_Dataset content_.
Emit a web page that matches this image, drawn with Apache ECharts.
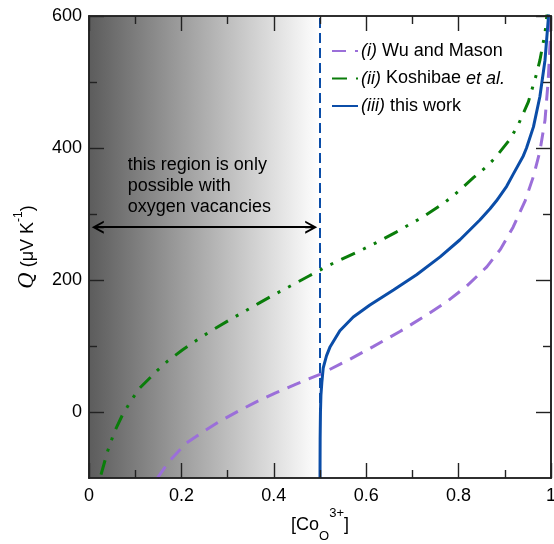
<!DOCTYPE html>
<html><head><meta charset="utf-8">
<script src="https://cdn.jsdelivr.net/npm/echarts@6/dist/echarts.min.js"></script>
<style>html,body{margin:0;padding:0;background:#fff}#c{width:554px;height:544px}</style>
</head><body><div id="c"></div>
<script>
// ---- data ----
const xMajorTicks = [0, 0.2, 0.4, 0.6, 0.8, 1];
const xMinorTicks = [0.1, 0.3, 0.5, 0.7, 0.9];
const yMajorTicks = [0, 200, 400, 600];
const yMinorTicks = [100, 300, 500];
const wuMason = [[0.148,-100],[0.173,-75],[0.209,-48],[0.245,-31],[0.281,-15],[0.325,2],[0.361,15],[0.404,29],[0.447,42],[0.5,57],[0.565,80],[0.615,99],[0.673,122],[0.724,144],[0.774,167],[0.818,191],[0.861,220],[0.89,246],[0.918,280],[0.944,320],[0.962,357],[0.976,395],[0.987,442],[0.994,503],[0.998,559],[0.9995,610]];
const koshibae = [[0.026,-95],[0.04,-60],[0.055,-30],[0.072,-5],[0.09,16],[0.108,35],[0.148,63],[0.17,77],[0.202,94],[0.242,113],[0.267,124],[0.303,139],[0.343,155],[0.368,165],[0.404,179],[0.447,195],[0.476,206],[0.5,215],[0.512,220],[0.558,235],[0.583,243],[0.623,257],[0.666,273],[0.691,283],[0.724,296],[0.767,316],[0.789,328],[0.81,341],[0.832,355],[0.861,372],[0.879,385],[0.911,413],[0.929,435],[0.951,470],[0.969,513],[0.976,533],[0.987,574],[0.991,600],[0.993,615]];
const thisWork = [[0.5,-100],[0.5003,-40],[0.501,0],[0.502,25],[0.504,45],[0.507,67],[0.514,85],[0.522,99],[0.543,123],[0.572,144],[0.608,162],[0.659,185],[0.709,208],[0.76,235],[0.803,261],[0.846,291],[0.868,308],[0.882,320],[0.904,342],[0.918,360],[0.94,388],[0.947,400],[0.962,432],[0.976,478],[0.987,533],[0.994,594],[0.996,620]];
const seriesNames = ['(i) Wu and Mason', '(ii) Koshibae et al.', '(iii) this work'];
const shadedRange = [0, 0.5];
const boundaryX = 0.5;
const arrowY = 280;
const arrowEnds = [0.019, 0.481];
const noteAt = [0.084, 343];
const noteText = 'this region is only\npossible with\noxygen vacancies';

const FONT = '"Liberation Sans", Arial, Helvetica, sans-serif';
const chevron = 'path://M0,10 L5,0 L10,10 L8.4,10 L5.8,4.8 L5.8,10 L4.2,10 L4.2,4.8 L1.6,10 Z';

const chart = echarts.init(document.getElementById('c'), null, {renderer: 'canvas'});
const axisLine = {show: true, onZero: false, lineStyle: {color: '#222', width: 1.6}};
const tickStyle = {color: '#222', width: 1.4};
const yCommon = {type: 'value', min: -100, max: 600, z: 10, splitLine: {show: false}, axisLine};
const xCommon = {type: 'value', min: 0, max: 1, z: 10, splitLine: {show: false}, axisLine};

const legendFmt = {
  '(i) Wu and Mason': '{it|(i)} Wu and Mason',
  '(ii) Koshibae et al.': '{it|(ii)} Koshibae {it|et al.}',
  '(iii) this work': '{it|(iii)} this work'
};

const GRID = {left: 89, right: 3, top: 16, bottom: 66};

function xAx(pos, ticks, len, labels) {
  return Object.assign({}, xCommon, {
    position: pos,
    axisTick: {show: true, inside: true, length: len, customValues: ticks, lineStyle: tickStyle},
    axisLabel: labels ? {customValues: ticks, fontSize: 18, fontFamily: FONT, color: '#000', margin: 9} : {show: false}
  });
}
function yAx(pos, ticks, len, labels) {
  return Object.assign({}, yCommon, {
    position: pos,
    axisTick: {show: true, inside: true, length: len, customValues: ticks, lineStyle: tickStyle},
    axisLabel: labels ? {customValues: ticks, fontSize: 18, fontFamily: FONT, color: '#000', margin: 7} : {show: false}
  });
}

const yMain = yAx('left', yMajorTicks, 15, true);
Object.assign(yMain, {
  name: '{q|Q} (μV K{sup|-1})', nameLocation: 'middle', nameGap: 46, nameRotate: 90,
  nameTextStyle: {fontFamily: FONT, fontSize: 18, color: '#000',
    rich: {
      q: {fontSize: 20, fontStyle: 'italic', fontFamily: '"DejaVu Serif", "Liberation Serif", serif', color: '#000', lineHeight: 30, verticalAlign: 'middle'},
      sup: {fontSize: 12, fontFamily: FONT, color: '#000', lineHeight: 14, verticalAlign: 'top'}
    }}
});

chart.setOption({
  animation: false,
  backgroundColor: '#fff',
  grid: Object.assign({containLabel: false, outerBoundsMode: 'none'}, GRID),
  legend: {
    data: seriesNames,
    orient: 'vertical', left: 326, top: 37,
    itemWidth: 26, itemHeight: 12, itemGap: 9.5,
    selectedMode: false,
    itemStyle: {opacity: 0},
    formatter: n => legendFmt[n],
    textStyle: {fontSize: 18, fontFamily: FONT, color: '#000', padding: [0,0,0,-2],
      rich: {it: {fontStyle: 'italic', fontSize: 18, fontFamily: FONT, color: '#000'}}}
  },
  graphic: [{
    type: 'text', silent: true, z: 20,
    x: GRID.left + (554 - GRID.left - GRID.right) / 2, y: 525,
    style: {
      text: '{b|[Co}{sub|O}{sup|3+}{b|]}',
      align: 'center', verticalAlign: 'middle', fill: '#000',
      fontFamily: FONT, fontSize: 18,
      rich: {
        b: {fontSize: 18, fontFamily: FONT, fill: '#000', lineHeight: 36, verticalAlign: 'middle'},
        sub: {fontSize: 13, fontFamily: FONT, fill: '#000', lineHeight: 14, verticalAlign: 'bottom'},
        sup: {fontSize: 13, fontFamily: FONT, fill: '#000', lineHeight: 14, verticalAlign: 'top'}
      }
    }
  }],
  xAxis: [
    xAx('bottom', xMajorTicks, 15, true),
    xAx('bottom', xMinorTicks, 8, false),
    xAx('top', xMajorTicks, 15, false),
    xAx('top', xMinorTicks, 8, false)
  ],
  yAxis: [
    yMain,
    yAx('left', yMinorTicks, 8, false),
    yAx('right', yMajorTicks, 15, false),
    yAx('right', yMinorTicks, 8, false)
  ],
  series: [
    {type: 'line', name: 'decor', data: [], z: 1, silent: true,
     markArea: {silent: true,
       itemStyle: {color: new echarts.graphic.LinearGradient(0, 0, 1, 0, [
         {offset: 0, color: '#5c5c5c'}, {offset: 1, color: '#ffffff'}])},
       data: [[{xAxis: shadedRange[0]}, {xAxis: shadedRange[1]}]]},
     markLine: {silent: true, animation: false,
       data: [
         [{xAxis: boundaryX, yAxis: -100, symbol: 'none', lineStyle: {color: '#0b4da8', width: 2, type: [10, 5]}},
          {xAxis: boundaryX, yAxis: 600, symbol: 'none'}],
         [{coord: [arrowEnds[0], arrowY], symbol: chevron, symbolSize: [13, 12], lineStyle: {color: '#000', width: 2, type: 'solid'}},
          {coord: [arrowEnds[1], arrowY], symbol: chevron, symbolSize: [13, 12]}]
       ],
       label: {show: false}},
     markPoint: {silent: true, symbol: 'circle', symbolSize: 0,
       data: [{coord: noteAt}],
       label: {show: true, position: 'right', distance: 0, formatter: noteText,
         fontSize: 18, fontFamily: FONT, color: '#000', lineHeight: 21, align: 'left'}}
    },
    {type: 'line', name: seriesNames[0], data: wuMason, showSymbol: false, symbol: 'none', z: 3,
     lineStyle: {color: '#9b6fd9', width: 3, type: [14, 9]}, itemStyle: {color: '#9b6fd9'}},
    {type: 'line', name: seriesNames[1], data: koshibae, showSymbol: false, symbol: 'none', z: 3,
     lineStyle: {color: '#0a7d0a', width: 3, type: [15, 9, 3, 9, 3, 9]}, itemStyle: {color: '#0a7d0a'}},
    {type: 'line', name: seriesNames[2], data: thisWork, showSymbol: false, symbol: 'none', z: 4,
     lineStyle: {color: '#0b4da8', width: 3, type: 'solid'}, itemStyle: {color: '#0b4da8'}}
  ]
});
</script></body></html>
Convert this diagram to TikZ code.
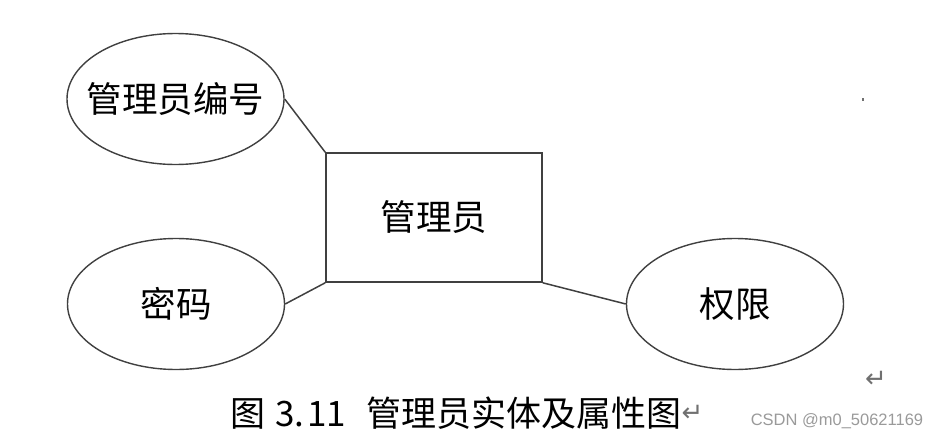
\documentclass[tikz,border=0pt]{standalone}
\usepackage{fontspec}
\setmainfont{Noto Sans CJK SC}
\newfontfamily\cjk{Noto Sans CJK SC}
\newfontfamily\wmfont{Liberation Sans}
\newfontfamily\symfont{DejaVu Sans}
\usetikzlibrary{shapes.geometric}
\definecolor{edgecol}{HTML}{404040}
\definecolor{wmcol}{HTML}{9A9A9A}
\definecolor{retcol}{HTML}{707070}
\newcommand{\zbox}[1]{\makebox[0pt]{#1}}
\begin{document}
\begin{tikzpicture}[x=1pt,y=-1pt,
  attr/.style={ellipse,draw=edgecol,line width=1.4pt,inner sep=0pt,minimum width=217pt,minimum height=131pt,font=\cjk\fontsize{35.5}{35.5}\selectfont},
  entity/.style={rectangle,draw=edgecol,line width=1.6pt,inner sep=0pt,minimum width=216pt,minimum height=129pt,font=\cjk\fontsize{35.5}{35.5}\selectfont},
  conn/.style={draw=edgecol,line width=1.5pt}]
\useasboundingbox (0,0) rectangle (940,439);
\node[entity] (r) at (434,217.5) {管理员};
\node[attr] (e1) at (175.5,99) {\zbox{管理员编号}};
\node[attr] (e2) at (176,304) {\zbox{密码}};
\node[attr] (e3) at (735,304) {\zbox{权限}};
\draw[conn] (e1.east) -- (r.north west);
\draw[conn] (e2.east) -- (r.south west);
\draw[conn] (r.south east) -- (e3.west);
\node[inner sep=0pt,anchor=west,font=\cjk\fontsize{35}{35}\selectfont] (cap) at (230,413) {图\hspace{10pt}3.\hspace{3pt}11\hspace{20pt}管理员实体及属性图};
\node[inner sep=0pt,anchor=west,text=retcol,font=\symfont\fontsize{26}{26}\selectfont] (capret) at (cap.east) {↵};
\node[inner sep=0pt,text=retcol,font=\symfont\fontsize{26}{26}\selectfont] (ret) at (876,379) {↵};
\node[inner sep=0pt,text=wmcol,font=\wmfont\fontsize{16.5}{16.5}\selectfont] (wmk) at (837,421) {CSDN @m0\_50621169};
\fill[retcol] (862,98) rectangle (864,101);
\end{tikzpicture}
\end{document}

_What you are asked to do_.
Copy every line of the listing that includes the string "with".

_Reply_.
Emit a web page that matches this image, drawn with Apache ECharts.
const noteText = 'this region is only\npossible with\noxygen vacancies';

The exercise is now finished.